VINICIUS TORRES FREIRE
SECRETÁRIO DE REDAÇÃO
ALENCAR IZIDORO
DA REPORTAGEM LOCAL
Desde maio, quem vive em São
Paulo pode pagar sua passagem
com o bilhete único. Desde então,
a despesa média do passageiro de
ônibus tem diminuído a cada
mês. Mais gente passou a viajar de
ônibus. O preço da passagem não
aumentou. A arrecadação de prefeitura e empresas de transporte
até cresceu um pouco.
Até agosto, tudo melhorou, indicam os números. Houve mágica? Ou melhorou mesmo a administração do transporte no governo de Marta Suplicy (PT)? Se houve melhora, isso vai durar? Qual o
custo adicional, se é que vai haver
mais custos? Resposta: houve melhora na administração, mas o futuro das finanças do sistema de
transporte com o bilhete único
depende de vários fatores, alguns
deles ora imprevisíveis.
O bilhete único permite que, pelo preço de uma passagem (R$
1,70), se possa fazer quantas viagens quiser em duas horas. Passa-se o cartão magnético na roleta
(ou catraca, como se diz em São
Paulo) e é descontado o valor de
uma passagem no cartão magnético do bilhete único. Daí em
diante, pode-se trocar de ônibus
quantas vezes se quiser, dentro do
limite de duas horas.
Críticas e como funciona
O argumento principal dos críticos é o seguinte: quanto mais os
passageiros souberem usar o bilhete único, mais vão fazer uma
segunda ou terceira viagem de
graça. Haverá mais viagens e menos passagens serão pagas. Em
dado momento, haveria "prejuízo". A prefeitura teria de gastar
mais dinheiro para compensar as
empresas pelas viagens gratuitas
-teria de aumentar o subsídio.
Por ora, não existe tal problema,
devido ao sistema de remuneração das empresas de ônibus.

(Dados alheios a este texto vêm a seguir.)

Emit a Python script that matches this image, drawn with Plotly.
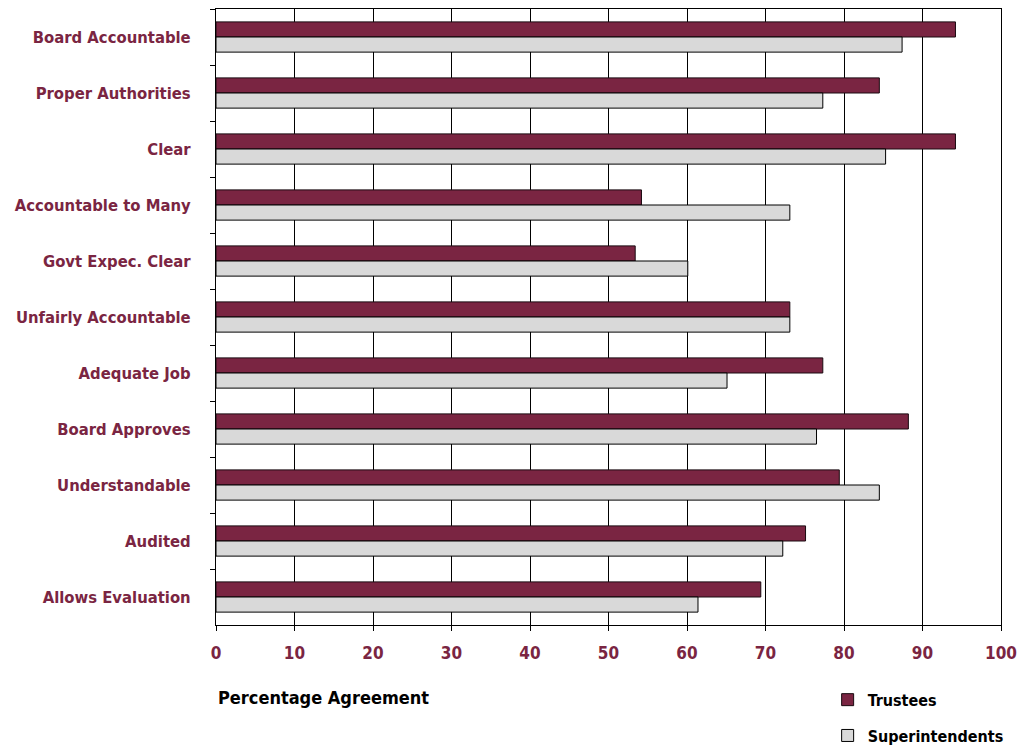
import plotly.graph_objects as go

categories = [
    "Board Accountable", "Proper Authorities", "Clear", "Accountable to Many",
    "Govt Expec. Clear", "Unfairly Accountable", "Adequate Job", "Board Approves",
    "Understandable", "Audited", "Allows Evaluation",
]
trustees = [94.2, 84.5, 94.2, 54.2, 53.4, 73.1, 77.3, 88.2, 79.4, 75.1, 69.4]
superintendents = [87.4, 77.3, 85.3, 73.1, 60.1, 73.1, 65.1, 76.5, 84.5, 72.2, 61.4]
x_ticks = list(range(0, 101, 10))

MAROON = "#7a2542"
GREY = "#d9d9d9"
LABEL_FONT = "DejaVu Sans Condensed, DejaVu Sans, sans-serif"

fig = go.Figure()
fig.add_trace(go.Bar(
    y=categories, x=trustees, orientation="h", name="Trustees",
    marker=dict(color=MAROON, line=dict(color="#1a0a10", width=1)),
    legend="legend",
))
fig.add_trace(go.Bar(
    y=categories, x=superintendents, orientation="h", name="Superintendents",
    marker=dict(color=GREY, line=dict(color="#000000", width=1)),
    legend="legend2",
))

legend_common = dict(
    bgcolor="rgba(0,0,0,0)", borderwidth=0,
    font=dict(family=LABEL_FONT, size=16, color="#000000", weight="bold"),
    xref="container", yref="container",
    xanchor="left", yanchor="middle", itemwidth=30,
)

fig.update_layout(
    width=1018, height=746,
    margin=dict(l=216, r=17, t=9, b=121, autoexpand=False),
    paper_bgcolor="white", plot_bgcolor="white",
    barmode="group", bargap=0.46, bargroupgap=0,
    showlegend=True,
    legend=dict(x=0.813, y=0.062, **legend_common),
    legend2=dict(x=0.813, y=0.014, **legend_common),
    xaxis=dict(
        range=[0, 100], tickvals=x_ticks,
        showgrid=True, gridcolor="#000000", gridwidth=1,
        showline=True, linecolor="#000000", linewidth=1, mirror=True,
        ticks="outside", ticklen=5, tickcolor="#000000",
        tickfont=dict(family=LABEL_FONT, size=17, color=MAROON, weight="bold"),
        ticklabelstandoff=8,
        zeroline=False,
    ),
    yaxis=dict(
        autorange="reversed", type="category",
        showline=True, linecolor="#000000", linewidth=1, mirror=True,
        ticks="outside", ticklen=5, tickcolor="#000000", tickson="boundaries",
        tickfont=dict(family=LABEL_FONT, size=16.5, color=MAROON, weight="bold"),
        ticklabelstandoff=21,
        showgrid=False,
    ),
    annotations=[dict(
        text="<b>Percentage Agreement</b>", xref="paper", yref="paper",
        x=0, y=-0.117, xanchor="left", yanchor="middle", showarrow=False,
        font=dict(family=LABEL_FONT, size=18, color="#000000"),
    )],
)

fig.write_html("out.html")
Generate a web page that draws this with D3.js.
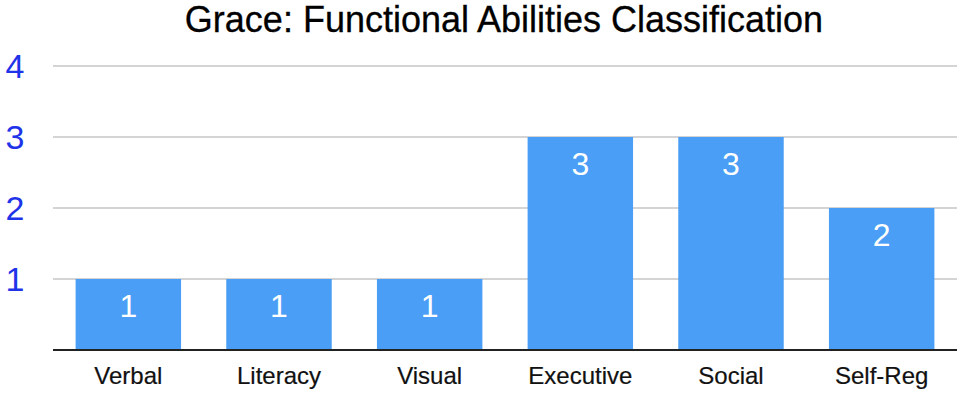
<!DOCTYPE html>
<html>
<head>
<meta charset="utf-8">
<script src="https://cdn.jsdelivr.net/npm/d3@7"></script>
<style>
  body { margin: 0; background: #fff; }
  text { font-family: "Liberation Sans", Arial, sans-serif; }
</style>
</head>
<body>
<script>
const width = 962, height = 395;

const categories = ["Verbal", "Literacy", "Visual", "Executive", "Social", "Self-Reg"];
const values = [1, 1, 1, 3, 3, 2];
const yTicks = [1, 2, 3, 4];
const title = "Grace: Functional Abilities Classification";

const svg = d3.select("body")
    .append("svg")
    .attr("width", width)
    .attr("height", height);

const x = d3.scaleBand()
    .domain(categories)
    .range([53, 957])
    .paddingInner(0.3)
    .paddingOuter(0.15);

const y = d3.scaleLinear()
    .domain([0, 4])
    .range([350, 66]);

// title
svg.append("text")
    .attr("x", 504)
    .attr("y", 32)
    .attr("text-anchor", "middle")
    .attr("font-size", "36px")
    .attr("fill", "#000")
    .attr("stroke", "#000")
    .attr("stroke-width", 0.3)
    .text(title);

// gridlines
svg.selectAll(".grid")
    .data(yTicks)
    .enter()
    .append("line")
    .attr("class", "grid")
    .attr("x1", 53)
    .attr("x2", 957)
    .attr("y1", d => y(d))
    .attr("y2", d => y(d))
    .attr("stroke", "#c6c6c6")
    .attr("stroke-width", 1.5);

// y labels
svg.selectAll(".ylab")
    .data(yTicks)
    .enter()
    .append("text")
    .attr("class", "ylab")
    .attr("x", 15)
    .attr("y", d => y(d))
    .attr("dy", "0.36em")
    .attr("text-anchor", "middle")
    .attr("font-size", "34px")
    .attr("fill", "#1f33e8")
    .text(d => d);

// bars
svg.selectAll(".bar")
    .data(values)
    .enter()
    .append("rect")
    .attr("class", "bar")
    .attr("x", (d, i) => x(categories[i]))
    .attr("y", d => y(d))
    .attr("width", x.bandwidth())
    .attr("height", d => y(0) - y(d))
    .attr("fill", "#4a9ef5");

// value labels
svg.selectAll(".val")
    .data(values)
    .enter()
    .append("text")
    .attr("class", "val")
    .attr("x", (d, i) => x(categories[i]) + x.bandwidth() / 2)
    .attr("y", d => y(d) + 38)
    .attr("text-anchor", "middle")
    .attr("font-size", "32px")
    .attr("fill", "#fff")
    .text(d => d);

// baseline
svg.append("line")
    .attr("x1", 53)
    .attr("x2", 957)
    .attr("y1", y(0))
    .attr("y2", y(0))
    .attr("stroke", "#222")
    .attr("stroke-width", 2);

// category labels
svg.selectAll(".xlab")
    .data(categories)
    .enter()
    .append("text")
    .attr("class", "xlab")
    .attr("x", d => x(d) + x.bandwidth() / 2)
    .attr("y", 384)
    .attr("text-anchor", "middle")
    .attr("font-size", "24px")
    .attr("fill", "#111")
    .attr("stroke", "#111")
    .attr("stroke-width", 0.2)
    .text(d => d);
</script>
</body>
</html>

Grosso modo, tal sistema funciona da seguinte maneira. A prefeitura recolhe tudo o que se arrecadou nas roletas dos ônibus ou
com a venda de passagens (créditos) de bilhetes únicos, R$ 131 milhões em agosto. A esse valor
acrescenta algum dinheiro, a título de subsídio para passageiros
como os idosos (isentos), e repassa o total para o conjunto das empresas (a arrecadação mais o subsídio). Em agosto, a prefeitura pagou R$ 145 milhões ao conjunto
das empresas.
Houve, pois, um subsídio implícito de cerca de R$ 14 milhões nesse mês (o equivalente a arrecadação menos remuneração). A prefeitura reservou este ano R$ 280
milhões para subsídios, cerca de
R$ 23,3 milhões por mês, para todo o sistema de transporte. Em
agosto, deu e sobrou para subsidiar ônibus e ainda lotações.
A prefeitura, pois, não remunera as empresas de transporte por
viagem feita nos ônibus. É verdade que, desde maio, cresceu muito o número de viagens em ônibus. Mas não houve custo adicional para as empresas, que continuaram a usar o mesmo número
de veículos. A prefeitura continuou remunerar as empresas do
mesmo modo como o fazia antes.
A "mágica" vai durar?
Isso vai continuar a funcionar
assim? Não, por dois motivos. Primeiro: pode ser que as pessoas façam tantas viagens de graça com
o bilhete único e tanta gente passe
a andar de ônibus devido a esse
benefício que os ônibus fiquem
lotados e a arrecadação possa até
cair: o serviço pioraria e poderia
demandar mais subsídio.
Seria preciso comprar mais ônibus. Isto aumenta o custo das empresas, que pediriam aumento da
sua remuneração. A prefeitura teria de gastar com subsídio adicional ou aumentar a passagem. Isso
é apenas uma hipótese, ainda longe de se verificar na prática.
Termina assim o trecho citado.